30th August | Rough Trade

The early 2000s may be forever referenced by its genre-defining landscape of home-grown British talent, though more often than not, that talent seemed to represent anything other than the northern working class. Sure, it was nice to see young guitar music taking centre stage, but this image of Top Shop trilbies and pointed boots existed far away from the gloomy northern towns that amongst themselves had begun to incubate a much more aggressive reflection of the zeitgeist. Eventually we’d see The Arctic Monkeys and The Cribs refine this ‘satellite town blues’ artistry to much deserved critical praise, though much further North lay a band that encapsulated this very idea without really ever intending to.

Forming in early 2003 as part of a council run youth project, Sunderland’s The Futureheads never really saw the wider respect they deserved at the height of their era.
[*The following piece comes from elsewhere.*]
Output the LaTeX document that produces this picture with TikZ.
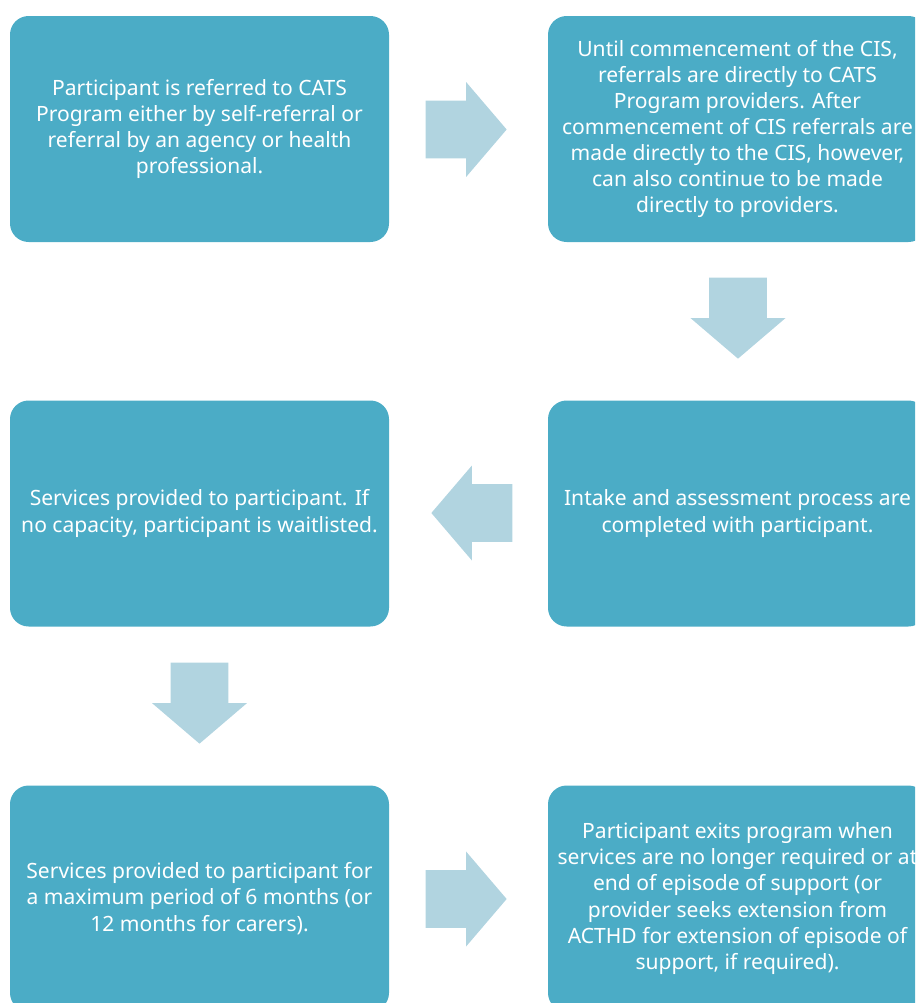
\documentclass[tikz,border=0pt]{standalone}
\usepackage{fontspec}
\setmainfont{Noto Sans}
\usetikzlibrary{shapes.arrows}
\definecolor{aquabox}{RGB}{75, 172, 198}
\definecolor{paleblue}{RGB}{177, 212, 224}
\definecolor{white}{RGB}{255, 255, 255}

\begin{document}
\begin{tikzpicture}[
        x=0.75pt, y=-0.75pt,
        stepbox/.style={
            rectangle,
            rounded corners=14pt,
            fill=aquabox,
            text=white,
            align=center,
            inner sep=0pt,
            minimum width=284.25pt,
            minimum height=169.5pt,
            font=\fontsize{15.8}{19.6}\selectfont
        },
        flowarrow/.style={
            single arrow,
            fill=paleblue,
            draw=none,
            anchor=tip,
            inner xsep=0pt,
            inner ysep=21.4pt,
            minimum height=60.75pt,
            single arrow head extend=13.9pt,
            single arrow tip angle=99
        }
    ]
    \useasboundingbox (0,0) rectangle (915,1003);
    \clip (0,0) rectangle (915,1003);

    % boxes
    \node[stepbox] (referred) at (199.5,129)
        {Participant is referred to CATS\\Program either by self-referral or\\referral by an agency or health\\professional.};
    \node[stepbox] (referrals) at (737.5,129)
        {Until commencement of the CIS,\\referrals are directly to CATS\\Program providers. After\\commencement of CIS referrals are\\made directly to the CIS, however,\\can also continue to be made\\directly to providers.};
    \node[stepbox] (intake) at (737.5,513.5)
        {Intake and assessment process are\\completed with participant.};
    \node[stepbox] (services) at (199.5,513.5)
        {Services provided to participant. If\\no capacity, participant is waitlisted.};
    \node[stepbox] (maxperiod) at (199.5,898.5)
        {Services provided to participant for\\a maximum period of 6 months (or\\12 months for carers).};
    \node[stepbox] (exits) at (737.5,898.5)
        {Participant exits program when\\services are no longer required or at\\end of episode of support (or\\provider seeks extension from\\ACTHD for extension of episode of\\support, if required).};

    % block arrows (placed by their tips)
    \node[flowarrow] (arrowa) at (507,129.5) {};
    \node[flowarrow, rotate=-90] (arrowb) at (738,359) {};
    \node[flowarrow, rotate=180] (arrowc) at (431,513) {};
    \node[flowarrow, rotate=-90] (arrowd) at (199.5,744) {};
    \node[flowarrow] (arrowe) at (507,899) {};
\end{tikzpicture}
\end{document}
Most will remember the infamous ‘Hounds of Love’ cover, still blasted regularly at any self-respecting indie night. Some may recall ‘Decent Days and Nights’ from their debut, but it would seem popular memory has all but lost its chapters on this highly idiosyncratic post-punk outfit.

Beginning with 2008’s This Is Not The World, the band doubled down on their punk aesthetics in both sound and structure, forming their own label Nul Records and gaining autonomy over both their music and direction. This culminated in a string of stellar records ranging from post-punk to acapella that sees its latest pitstop in Power released later this month and unleashed in all its glory at Rough Trade.